Entre janeiro e junho deste ano cerca de um milhão de postos de trabalho foram criados, mantendo a taxa de desemprego como uma das menores do mundo. A inflação sob controle é outro fator, ao aumentar o poder de compra do brasileiro, lembra o professor do Departamento de Economia da PUC-SP Antonio Corrêa de Lacerda. “Um ano atrás a inflação estava na casa de 7,5%”, diz Lacerda. Nos últimos 12 meses, o IPCA acumulado foi de 4,92%, e está com tendência de queda para os próximos meses. Enquanto o consumidor faz planos para ir às compras, os empresários brasileiros se sentem como se não estivessem sendo convidados para a mesma festa. A produção industrial tem patinado, mantendo uma queda de 1,8% nos últimos doze meses, o que explica o desânimo atual do setor privado.

“A retração na confiança é reflexo do ritmo de queda da produção industrial”, diz Marcelo Ávila, economista da CNI. Esse perigoso desequilíbrio entre as duas pontas repete o enredo de 2009, quando o País enfrentou a crise deflagrada pela quebra do banco Lehman Brothers. Naquele ano, os brasileiros estavam eufóricos diante dos incentivos ao consumo que o governo Lula promovia, com isenção de tributos para carros e eletrodomésticos.

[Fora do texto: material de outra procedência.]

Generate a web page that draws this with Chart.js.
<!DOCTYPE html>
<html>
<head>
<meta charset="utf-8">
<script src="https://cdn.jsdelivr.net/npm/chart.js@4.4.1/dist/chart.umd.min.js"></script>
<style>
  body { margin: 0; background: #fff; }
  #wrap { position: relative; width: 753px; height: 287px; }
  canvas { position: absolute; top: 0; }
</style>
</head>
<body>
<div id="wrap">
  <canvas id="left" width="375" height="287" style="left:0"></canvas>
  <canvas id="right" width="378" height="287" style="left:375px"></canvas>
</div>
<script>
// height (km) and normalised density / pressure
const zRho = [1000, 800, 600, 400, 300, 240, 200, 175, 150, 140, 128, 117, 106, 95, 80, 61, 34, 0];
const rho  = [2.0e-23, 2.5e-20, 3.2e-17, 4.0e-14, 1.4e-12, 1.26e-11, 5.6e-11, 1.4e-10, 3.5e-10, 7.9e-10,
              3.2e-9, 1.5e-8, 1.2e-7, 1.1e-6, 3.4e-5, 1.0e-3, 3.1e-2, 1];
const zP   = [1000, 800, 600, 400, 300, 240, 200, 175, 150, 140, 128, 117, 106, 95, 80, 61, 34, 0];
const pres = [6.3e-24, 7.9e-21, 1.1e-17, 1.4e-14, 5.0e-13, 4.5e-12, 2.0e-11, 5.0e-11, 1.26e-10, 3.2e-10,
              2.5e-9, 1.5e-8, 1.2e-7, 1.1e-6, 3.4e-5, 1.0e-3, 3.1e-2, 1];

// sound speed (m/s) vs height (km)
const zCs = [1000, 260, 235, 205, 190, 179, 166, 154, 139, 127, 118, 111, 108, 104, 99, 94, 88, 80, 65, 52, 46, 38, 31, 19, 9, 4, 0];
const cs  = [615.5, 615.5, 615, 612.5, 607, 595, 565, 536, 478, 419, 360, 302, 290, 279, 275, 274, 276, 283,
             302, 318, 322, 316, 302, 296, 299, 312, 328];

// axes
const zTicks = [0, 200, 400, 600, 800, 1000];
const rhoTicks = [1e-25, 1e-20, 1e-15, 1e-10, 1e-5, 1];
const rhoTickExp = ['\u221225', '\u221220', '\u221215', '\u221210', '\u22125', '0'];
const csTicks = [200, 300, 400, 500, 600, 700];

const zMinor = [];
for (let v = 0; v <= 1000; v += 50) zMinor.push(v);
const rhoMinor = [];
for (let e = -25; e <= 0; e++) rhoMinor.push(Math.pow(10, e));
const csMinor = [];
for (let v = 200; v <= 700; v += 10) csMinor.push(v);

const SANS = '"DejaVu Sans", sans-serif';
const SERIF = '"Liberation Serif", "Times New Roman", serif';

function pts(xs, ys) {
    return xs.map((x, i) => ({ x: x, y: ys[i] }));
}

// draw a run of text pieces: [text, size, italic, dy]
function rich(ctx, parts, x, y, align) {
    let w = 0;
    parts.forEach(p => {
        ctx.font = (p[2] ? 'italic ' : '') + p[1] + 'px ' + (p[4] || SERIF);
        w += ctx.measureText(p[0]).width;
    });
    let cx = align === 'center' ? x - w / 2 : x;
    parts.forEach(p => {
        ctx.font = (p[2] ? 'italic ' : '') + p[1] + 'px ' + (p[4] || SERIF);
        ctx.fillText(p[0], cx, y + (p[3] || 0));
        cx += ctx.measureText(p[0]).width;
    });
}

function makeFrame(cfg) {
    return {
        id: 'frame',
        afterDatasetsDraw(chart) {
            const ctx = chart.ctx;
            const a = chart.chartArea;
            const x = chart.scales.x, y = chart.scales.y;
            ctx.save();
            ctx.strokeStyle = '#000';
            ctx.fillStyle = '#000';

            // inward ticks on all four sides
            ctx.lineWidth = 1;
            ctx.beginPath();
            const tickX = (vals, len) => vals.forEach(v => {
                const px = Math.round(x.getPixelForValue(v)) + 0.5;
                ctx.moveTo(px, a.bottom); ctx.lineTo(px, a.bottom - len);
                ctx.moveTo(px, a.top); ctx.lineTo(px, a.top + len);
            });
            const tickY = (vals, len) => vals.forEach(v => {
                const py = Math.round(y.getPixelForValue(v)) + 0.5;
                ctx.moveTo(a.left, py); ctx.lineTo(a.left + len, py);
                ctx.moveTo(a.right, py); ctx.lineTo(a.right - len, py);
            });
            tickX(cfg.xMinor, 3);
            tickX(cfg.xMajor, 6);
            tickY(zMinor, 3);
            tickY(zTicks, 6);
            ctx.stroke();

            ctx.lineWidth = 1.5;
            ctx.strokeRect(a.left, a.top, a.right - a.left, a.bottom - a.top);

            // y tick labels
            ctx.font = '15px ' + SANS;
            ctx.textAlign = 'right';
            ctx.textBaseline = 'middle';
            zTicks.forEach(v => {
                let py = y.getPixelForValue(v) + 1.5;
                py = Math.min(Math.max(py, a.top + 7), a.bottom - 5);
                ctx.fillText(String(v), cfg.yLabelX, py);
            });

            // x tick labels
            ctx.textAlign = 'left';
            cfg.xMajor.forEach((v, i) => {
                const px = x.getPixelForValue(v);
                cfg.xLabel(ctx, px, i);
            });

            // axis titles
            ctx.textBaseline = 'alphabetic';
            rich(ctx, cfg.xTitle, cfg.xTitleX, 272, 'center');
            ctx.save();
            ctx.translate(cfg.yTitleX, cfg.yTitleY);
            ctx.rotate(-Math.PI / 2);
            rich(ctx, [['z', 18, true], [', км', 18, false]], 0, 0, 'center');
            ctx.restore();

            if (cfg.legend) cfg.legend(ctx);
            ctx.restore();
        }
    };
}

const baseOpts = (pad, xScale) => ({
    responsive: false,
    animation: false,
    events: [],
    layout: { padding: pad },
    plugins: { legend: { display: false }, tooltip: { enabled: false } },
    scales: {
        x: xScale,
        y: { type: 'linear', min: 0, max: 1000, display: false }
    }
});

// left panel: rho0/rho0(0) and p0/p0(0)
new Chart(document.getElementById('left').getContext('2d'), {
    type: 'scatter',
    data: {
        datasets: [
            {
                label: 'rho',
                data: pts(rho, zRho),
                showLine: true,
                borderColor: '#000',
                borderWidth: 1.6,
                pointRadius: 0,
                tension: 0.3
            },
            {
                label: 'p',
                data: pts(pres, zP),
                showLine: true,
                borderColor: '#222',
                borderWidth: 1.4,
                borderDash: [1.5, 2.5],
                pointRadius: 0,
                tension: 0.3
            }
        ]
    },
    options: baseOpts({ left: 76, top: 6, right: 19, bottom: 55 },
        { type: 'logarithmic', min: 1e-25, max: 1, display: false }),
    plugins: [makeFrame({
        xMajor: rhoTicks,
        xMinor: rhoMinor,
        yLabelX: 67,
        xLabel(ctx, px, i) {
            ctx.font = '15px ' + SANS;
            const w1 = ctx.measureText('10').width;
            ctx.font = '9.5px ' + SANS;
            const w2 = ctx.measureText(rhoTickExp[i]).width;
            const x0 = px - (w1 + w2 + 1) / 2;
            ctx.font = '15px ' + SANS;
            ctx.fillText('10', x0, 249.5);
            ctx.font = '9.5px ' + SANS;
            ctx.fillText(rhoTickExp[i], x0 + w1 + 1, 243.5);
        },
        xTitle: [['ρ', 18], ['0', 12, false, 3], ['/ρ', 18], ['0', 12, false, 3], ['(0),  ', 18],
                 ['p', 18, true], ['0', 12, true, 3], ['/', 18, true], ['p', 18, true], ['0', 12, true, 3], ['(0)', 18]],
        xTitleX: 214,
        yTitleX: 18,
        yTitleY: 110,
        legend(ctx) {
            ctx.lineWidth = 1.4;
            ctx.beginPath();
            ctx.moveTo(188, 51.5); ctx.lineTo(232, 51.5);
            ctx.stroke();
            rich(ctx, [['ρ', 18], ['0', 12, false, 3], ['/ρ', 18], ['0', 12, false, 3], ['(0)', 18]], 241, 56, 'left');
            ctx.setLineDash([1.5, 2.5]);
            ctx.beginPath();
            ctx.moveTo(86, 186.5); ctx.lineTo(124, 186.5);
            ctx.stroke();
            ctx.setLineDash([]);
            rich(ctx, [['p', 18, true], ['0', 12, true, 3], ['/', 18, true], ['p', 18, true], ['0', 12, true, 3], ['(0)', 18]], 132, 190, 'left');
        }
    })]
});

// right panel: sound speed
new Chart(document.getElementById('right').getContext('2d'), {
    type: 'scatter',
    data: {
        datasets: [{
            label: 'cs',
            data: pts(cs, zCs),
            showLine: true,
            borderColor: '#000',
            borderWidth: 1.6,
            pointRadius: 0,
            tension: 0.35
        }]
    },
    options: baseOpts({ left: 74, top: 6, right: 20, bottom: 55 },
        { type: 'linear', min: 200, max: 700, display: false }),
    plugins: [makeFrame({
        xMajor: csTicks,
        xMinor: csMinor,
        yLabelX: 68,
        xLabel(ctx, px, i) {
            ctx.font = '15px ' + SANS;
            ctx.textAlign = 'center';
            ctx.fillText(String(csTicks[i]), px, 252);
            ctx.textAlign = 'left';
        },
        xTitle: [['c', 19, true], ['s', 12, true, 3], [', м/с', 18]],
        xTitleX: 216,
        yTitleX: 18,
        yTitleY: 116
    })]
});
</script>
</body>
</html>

Já o setor privado colocava o pé no freio, inclusive demitindo, com medo do que seria “a pior crise desde os anos 1930”. O País acabou encontrando um ponto de equilíbrio e a retomada veio em seguida. Como resultado, os importados invadiram o País para atender à demanda dos consumidores: o varejo teve crescimento de 5,9%, em 2009, enquanto o setor produtivo caiu 7,4%.

Hoje, o mercado brasileiro vive um dilema semelhante, embora esteja mais forte do que há três anos. Enquanto a CNI prevê um crescimento de 1,6% para a indústria, o comércio projeta uma alta de 7,3% para 2012. Reverter a curva de confiança dos empresários, portanto, é fundamental para que eles voltem a investir e retomem o ritmo de expansão da economia, acertando o passo com o mercado de consumo. Para tanto, o economista-chefe da Gradual Investimentos, André Perfeito, lembra que os investimentos do setor público são indutores naturais de novos projetos no setor privado. Não por acaso, na semana passada, a presidenta Dilma anunciou o PAC Mobilidade para cidades médias, que vai injetar R$ 7 bilhões em projetos de transporte urbano.

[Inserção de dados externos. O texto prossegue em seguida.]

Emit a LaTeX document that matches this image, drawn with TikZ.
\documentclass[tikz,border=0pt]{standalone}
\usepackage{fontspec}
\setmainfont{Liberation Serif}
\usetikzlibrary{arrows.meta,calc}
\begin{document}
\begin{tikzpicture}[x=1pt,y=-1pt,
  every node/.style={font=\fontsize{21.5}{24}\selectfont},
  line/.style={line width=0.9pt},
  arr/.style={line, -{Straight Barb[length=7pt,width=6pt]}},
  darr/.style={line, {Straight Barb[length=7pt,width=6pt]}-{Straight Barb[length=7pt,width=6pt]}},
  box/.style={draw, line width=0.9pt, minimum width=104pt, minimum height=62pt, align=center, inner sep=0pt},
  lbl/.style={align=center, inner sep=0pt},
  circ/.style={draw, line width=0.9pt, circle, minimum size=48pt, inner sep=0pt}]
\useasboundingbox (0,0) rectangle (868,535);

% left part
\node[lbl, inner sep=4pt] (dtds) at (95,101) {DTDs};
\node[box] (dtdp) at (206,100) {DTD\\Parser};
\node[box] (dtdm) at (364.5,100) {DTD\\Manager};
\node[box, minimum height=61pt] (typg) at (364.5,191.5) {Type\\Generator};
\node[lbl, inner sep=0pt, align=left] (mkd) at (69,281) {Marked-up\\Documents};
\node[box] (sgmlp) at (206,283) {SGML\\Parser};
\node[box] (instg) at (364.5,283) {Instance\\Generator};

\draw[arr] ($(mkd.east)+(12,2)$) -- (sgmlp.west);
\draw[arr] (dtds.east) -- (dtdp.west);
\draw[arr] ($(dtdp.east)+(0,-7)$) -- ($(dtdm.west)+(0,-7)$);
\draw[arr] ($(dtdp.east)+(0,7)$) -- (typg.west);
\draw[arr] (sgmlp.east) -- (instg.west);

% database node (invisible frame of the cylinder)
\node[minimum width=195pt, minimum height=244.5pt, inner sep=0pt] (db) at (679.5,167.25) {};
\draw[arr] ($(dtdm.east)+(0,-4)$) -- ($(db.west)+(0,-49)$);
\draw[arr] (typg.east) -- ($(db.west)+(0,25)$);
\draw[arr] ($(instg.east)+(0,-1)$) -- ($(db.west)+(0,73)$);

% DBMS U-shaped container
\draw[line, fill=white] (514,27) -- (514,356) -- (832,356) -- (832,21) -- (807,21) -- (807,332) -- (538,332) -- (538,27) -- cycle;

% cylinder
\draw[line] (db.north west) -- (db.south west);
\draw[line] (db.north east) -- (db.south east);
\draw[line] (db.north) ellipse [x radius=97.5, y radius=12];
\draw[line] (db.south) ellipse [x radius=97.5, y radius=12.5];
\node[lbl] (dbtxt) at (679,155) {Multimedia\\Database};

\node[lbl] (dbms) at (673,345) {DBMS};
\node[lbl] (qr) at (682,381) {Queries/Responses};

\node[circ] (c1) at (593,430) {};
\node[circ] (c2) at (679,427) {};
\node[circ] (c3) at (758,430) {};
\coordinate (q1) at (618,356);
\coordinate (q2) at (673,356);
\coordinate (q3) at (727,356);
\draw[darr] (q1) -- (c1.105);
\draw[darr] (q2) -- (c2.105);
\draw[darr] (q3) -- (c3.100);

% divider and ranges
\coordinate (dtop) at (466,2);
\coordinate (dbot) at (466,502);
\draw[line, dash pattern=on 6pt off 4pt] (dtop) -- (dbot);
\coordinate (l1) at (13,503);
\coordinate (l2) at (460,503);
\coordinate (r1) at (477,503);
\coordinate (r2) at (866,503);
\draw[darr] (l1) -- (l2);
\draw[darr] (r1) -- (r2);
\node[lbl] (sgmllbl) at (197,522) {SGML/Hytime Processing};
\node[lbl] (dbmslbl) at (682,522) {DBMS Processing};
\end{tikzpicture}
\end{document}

“O governo está certo ao estimular o consumo e o investimento”, afirma Perfeito, que elevou de 4% para 4,6% a previsão de PIB em 2013. Para ele, o descompasso entre a confiança do consumidor e a do setor produtivo se dissolverá na medida em que as perspectivas ficarem mais claras. “Os empresários não correm na frente da demanda, vão depois dela”, diz. A prova dos nove será tirada nos próximos meses com a elaboração dos planos de expansão para 2013. As empresas brasileiras terão a oportunidade de mostrar até que ponto acreditam, ou não, num futuro promissor. O desânimo dos liderados pela CNI, no entanto, não se reproduz entre os pequenos empresários, mais próximos dos consumidores.

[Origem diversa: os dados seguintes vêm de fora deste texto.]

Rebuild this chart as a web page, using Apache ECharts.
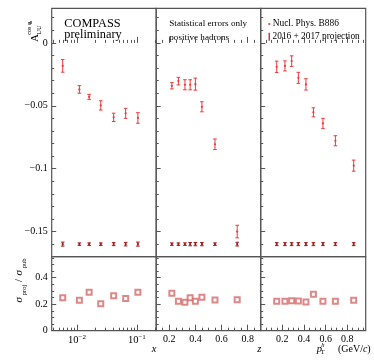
<!DOCTYPE html>
<html><head><meta charset="utf-8">
<script src="https://cdn.jsdelivr.net/npm/echarts@6/dist/echarts.min.js"></script>
<style>html,body{margin:0;padding:0;background:#fff}#c{width:374px;height:364px}</style>
</head><body><div id="c"></div>
<script>
// ---------- data ----------
const xVals  = [0.0058, 0.011, 0.016, 0.025, 0.041, 0.065, 0.104];
const xA     = [-0.0183, -0.037, -0.0429, -0.0497, -0.0592, -0.056, -0.0597];
const xErr   = [0.005, 0.003, 0.002, 0.0037, 0.0033, 0.004, 0.0042];
const xProj  = [-0.16, -0.16, -0.16, -0.16, -0.16, -0.16, -0.16];
const xProjErr = [0.0016, 0.001, 0.001, 0.001, 0.0012, 0.0014, 0.0016];
const xRatio = [0.249, 0.229, 0.29, 0.204, 0.264, 0.242, 0.29];

const zVals  = [0.22, 0.27, 0.32, 0.36, 0.40, 0.45, 0.55, 0.72];
const zA     = [-0.0341, -0.0304, -0.0333, -0.0333, -0.0328, -0.0508, -0.0806, -0.15];
const zErr   = [0.0025, 0.003, 0.004, 0.004, 0.0048, 0.004, 0.0042, 0.005];
const zProj  = [-0.16, -0.16, -0.16, -0.16, -0.16, -0.16, -0.16, -0.16];
const zProjErr = [0.001, 0.001, 0.001, 0.0013, 0.0013, 0.0013, 0.001, 0.0015];
const zRatio = [0.282, 0.222, 0.214, 0.249, 0.222, 0.252, 0.232, 0.234];

const pVals  = [0.148, 0.224, 0.286, 0.348, 0.418, 0.487, 0.575, 0.69, 0.859];
const pA     = [-0.019, -0.0183, -0.0145, -0.0278, -0.033, -0.0552, -0.064, -0.0778, -0.0976];
const pErr   = [0.0045, 0.004, 0.0042, 0.0044, 0.0045, 0.0036, 0.004, 0.004, 0.0044];
const pProj  = [-0.16, -0.16, -0.16, -0.16, -0.16, -0.16, -0.16, -0.16, -0.16];
const pProjErr = [0.0012, 0.0012, 0.0012, 0.0012, 0.0012, 0.0012, 0.0012, 0.0012, 0.0012];
const pRatio = [0.222, 0.222, 0.226, 0.224, 0.217, 0.275, 0.222, 0.222, 0.229];

// ---------- ticks ----------
const topYMajor = [0, -0.05, -0.1, -0.15];
const topYMinor = [0.02, 0.01, -0.01, -0.02, -0.03, -0.04, -0.06, -0.07, -0.08, -0.09, -0.11, -0.12, -0.13, -0.14, -0.16];
const botYMajor = [0, 0.2, 0.4];
const botYMinor = [0.05, 0.1, 0.15, 0.25, 0.3, 0.35, 0.45, 0.5, 0.55];
const xLogMajor = [0.01, 0.1];
const xLogMinor = [0.004, 0.005, 0.006, 0.007, 0.008, 0.009, 0.02, 0.03, 0.04, 0.05, 0.06, 0.07, 0.08, 0.09, 0.2];
const zMajor = [0.2, 0.4, 0.6, 0.8];
const zMinor = [0.15, 0.25, 0.3, 0.35, 0.45, 0.5, 0.55, 0.65, 0.7, 0.75, 0.85];
const pMajor = [0.2, 0.4, 0.6, 0.8];
const pMinor = [0.05, 0.1, 0.15, 0.25, 0.3, 0.35, 0.45, 0.5, 0.55, 0.65, 0.7, 0.75, 0.85, 0.9, 0.95];

// ---------- layout / style ----------
const F = '"Liberation Serif","Times New Roman",serif';
const AX = '#555';
const RED = '#ec3a3a';
const DRED = '#9e1a1a';
const SQ = '#d46a6a';
const Lx = [51.7, 156.2, 260.7], Wx = [104.5, 104.5, 105];
const topRange = [-0.17, 0.0275], botRange = [0, 0.558];
const xRanges = [[0.0038, 0.21], [0.1, 0.9], [0, 0.97]];

const grid = [];
for (let r = 0; r < 2; r++) for (let c = 0; c < 3; c++) {
  grid.push({left: Lx[c], width: Wx[c], top: r ? 256.7 : 8.3, height: r ? 74 : 248.4,
    show: true, borderColor: AX, borderWidth: 1.2, backgroundColor: 'transparent'});
}

const xAxis = [], yAxis = [];
for (let g = 0; g < 6; g++) {
  const c = g % 3;
  xAxis.push({gridIndex: g, type: c === 0 ? 'log' : 'value', logBase: 10, min: xRanges[c][0], max: xRanges[c][1], show: false});
  const yr = g < 3 ? topRange : botRange;
  yAxis.push({gridIndex: g, type: 'value', min: yr[0], max: yr[1], show: false});
}
const fmtNum = v => String(Math.round(v * 1000) / 1000).replace('-', '\u2212');
const fmtLog = v => '{b|10}{s|' + String(Math.round(v)).replace('-', '\u2212') + '}';
function tickAx(g, pos, min, max, vals, len, label) {
  return {gridIndex: g, type: 'value', position: pos, offset: 0, min: min, max: max,
    axisLine: {show: false}, splitLine: {show: false}, minorTick: {show: false},
    axisTick: {show: true, inside: true, length: len, customValues: vals, lineStyle: {color: AX, width: 1}},
    axisLabel: label ? Object.assign({show: true, customValues: vals, color: '#000', fontFamily: F, fontSize: 10}, label) : {show: false}};
}
const L10 = a => a.map(v => Math.log10(v));
for (let g = 0; g < 6; g++) {
  const c = g % 3, bottom = g >= 3;
  let min, max, maj, mnr, lab = null, mlen = 6, nlen = 3;
  if (c === 0) { min = Math.log10(xRanges[0][0]); max = Math.log10(xRanges[0][1]); maj = L10(xLogMajor); mnr = L10(xLogMinor);
    if (bottom) lab = {formatter: fmtLog, margin: 3, rich: {b: {fontFamily: F, fontSize: 10.5, color: '#000'}, s: {fontFamily: F, fontSize: 7, color: '#000', padding: [0, 0, 6, 0]}}};
  } else if (c === 1) { min = xRanges[1][0]; max = xRanges[1][1]; maj = zMajor; mnr = zMinor; if (bottom) lab = {formatter: fmtNum, margin: 4}; }
  else { min = xRanges[2][0]; max = xRanges[2][1]; maj = pMajor; mnr = pMinor; if (bottom) lab = {formatter: fmtNum, margin: 4}; }
  xAxis.push(tickAx(g, 'bottom', min, max, maj, mlen, lab));
  xAxis.push(tickAx(g, 'bottom', min, max, mnr, nlen, null));
  const yr = bottom ? botRange : topRange;
  const ymaj = bottom ? botYMajor : topYMajor, ymin = bottom ? botYMinor : topYMinor;
  yAxis.push(tickAx(g, 'left', yr[0], yr[1], ymaj, 4.5, c === 0 ? {formatter: fmtNum, margin: 4} : null));
  yAxis.push(tickAx(g, 'left', yr[0], yr[1], ymin, 2.5, null));
}

function errRender(color, cap, dot) {
  return function (params, api) {
    const x = api.value(0), y = api.value(1), e = api.value(2);
    const c = api.coord([x, y]), hi = api.coord([x, y + e]), lo = api.coord([x, y - e]);
    const st = {stroke: color, lineWidth: 1};
    const ch = [
      {type: 'line', shape: {x1: c[0], y1: hi[1], x2: c[0], y2: lo[1]}, style: st},
      {type: 'line', shape: {x1: c[0] - cap, y1: hi[1], x2: c[0] + cap, y2: hi[1]}, style: st},
      {type: 'line', shape: {x1: c[0] - cap, y1: lo[1], x2: c[0] + cap, y2: lo[1]}, style: st},
      {type: 'circle', shape: {cx: c[0], cy: c[1], r: dot}, style: {fill: color}}
    ];
    return {type: 'group', children: ch};
  };
}
const zip3 = (a, b, e) => a.map((v, i) => [v, b[i], e[i]]);
const panels = [[xVals, xA, xErr, xProj, xProjErr, xRatio], [zVals, zA, zErr, zProj, zProjErr, zRatio], [pVals, pA, pErr, pProj, pProjErr, pRatio]];
const series = [];
panels.forEach((p, c) => {
  series.push({type: 'custom', name: 'Nucl. Phys. B886', xAxisIndex: c, yAxisIndex: c, renderItem: errRender(RED, 1.8, 1.1),
    encode: {x: 0, y: 1}, data: zip3(p[0], p[1], p[2]), z: 5});
  series.push({type: 'custom', name: '2016 + 2017 projection', xAxisIndex: c, yAxisIndex: c, renderItem: errRender(DRED, 1.8, 1.1),
    encode: {x: 0, y: 1}, data: zip3(p[0], p[3], p[4]), z: 5});
  series.push({type: 'scatter', xAxisIndex: 3 + c, yAxisIndex: 3 + c, symbol: 'emptyRect', symbolSize: 5,
    itemStyle: {color: SQ, borderWidth: 0.8}, data: p[0].map((v, i) => [v, p[5][i]]), z: 5});
});

const T = (x, y, text, size, extra) => ({type: 'text', x: x, y: y, style: Object.assign({text: text, font: size + 'px ' + F, fill: '#000',
  textAlign: 'left', textVerticalAlign: 'middle', align: 'left', verticalAlign: 'middle'}, extra || {})});
const graphic = [
  T(64.3, 23.3, 'COMPASS', 12.3),
  T(64.3, 35.2, 'preliminary', 12.3),
  T(169.3, 24, 'Statistical errors only', 9.1),
  T(169.3, 37.3, 'positive hadrons', 9.1),
  {type: 'circle', shape: {cx: 269.3, cy: 24, r: 1.1}, style: {fill: RED}},
  T(272.7, 24, 'Nucl. Phys. B886', 9.4),
  {type: 'line', shape: {x1: 269.2, y1: 32.8, x2: 269.2, y2: 40.8}, style: {stroke: DRED, lineWidth: 1.2}},
  T(272.6, 37, '2016 + 2017 projection', 9.3),
  T(151.7, 349.5, 'x', 10.5, {font: 'italic 10.5px ' + F}),
  T(257.3, 349.5, 'z', 10.5, {font: 'italic 10.5px ' + F}),
  T(316.7, 349, 'p', 10.5, {font: 'italic 10.5px ' + F}),
  T(321.2, 345, 'h', 6.5, {font: 'italic 6.5px ' + F}),
  T(320.8, 352, 'T', 6.5),
  T(370.7, 349, '(GeV/{i|c})', 10, {textAlign: 'right', align: 'right', rich: {i: {font: 'italic 10px ' + F, fill: '#000'}}}),
  {type: 'group', x: 35, y: 42, rotation: Math.PI / 2, children: [
    T(0, 0, 'A', 11),
    T(7.3, 4.3, 'UU', 6.5),
    T(7.3, -5.8, 'cos φ', 6),
    T(18.8, -4.6, 'h', 4.5)
  ]},
  {type: 'group', x: 19.5, y: 303, rotation: Math.PI / 2, children: [
    T(0.5, 0, 'σ', 11, {font: 'italic 11px ' + F}),
    T(7.8, 5, 'proj', 6.5),
    T(21, 0, '/', 10.5),
    T(27.5, 0, 'σ', 11, {font: 'italic 11px ' + F}),
    T(34.8, 5, 'pub', 6.5)
  ]}
];

const chart = echarts.init(document.getElementById('c'), null, {renderer: 'canvas'});
chart.setOption({animation: false, backgroundColor: '#fff', grid: grid, xAxis: xAxis, yAxis: yAxis, series: series, graphic: graphic});
</script></body></html>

Como mostra o Índice de Confiança do Empresário de Pequenos e Médios Negócios para o terceiro trimestre, numa escala de zero a 100, esse grupo somou 74,1 pontos, superando o patamar de 2011. O indicador, elaborado pela escola de negócios Insper, em parceria com o banco Santander, é feito a partir de entrevistas com 1,2 mil empreendedores. A paulistana Raquel Cruz, dona da indústria de cosméticos Feitiços Aromáticos, faz parte do time de empresários que acreditam na retomada da economia. “Somos uma empresa pequena que pensa grande”, diz Raquel, que acaba de contratar uma linha de financiamento de R$ 400 mil pelo BNDES para comprar máquinas e expandir a produção.

Com 20 funcionários e faturamento de R$ 2,6 milhões no ano passado, a indústria deve contratar mais oito pessoas neste ano. A empresária, que se prepara para lançar uma linha temática para a Copa do Mundo, exportava para Portugal e Espanha até o ano passado. Mas a crise internacional reduziu as vendas para os dois países. Raquel não se deu por vencida. “Comecei a abrir novos mercados na América Latina, começando pelo Chile”, afirma. A ousadia de Raquel pode servir de inspiração aos empresários que, ao temer pelo pior, não se preparam para surfar na onda do consumo, principalmente quando a retomada econômica estiver mais vigorosa.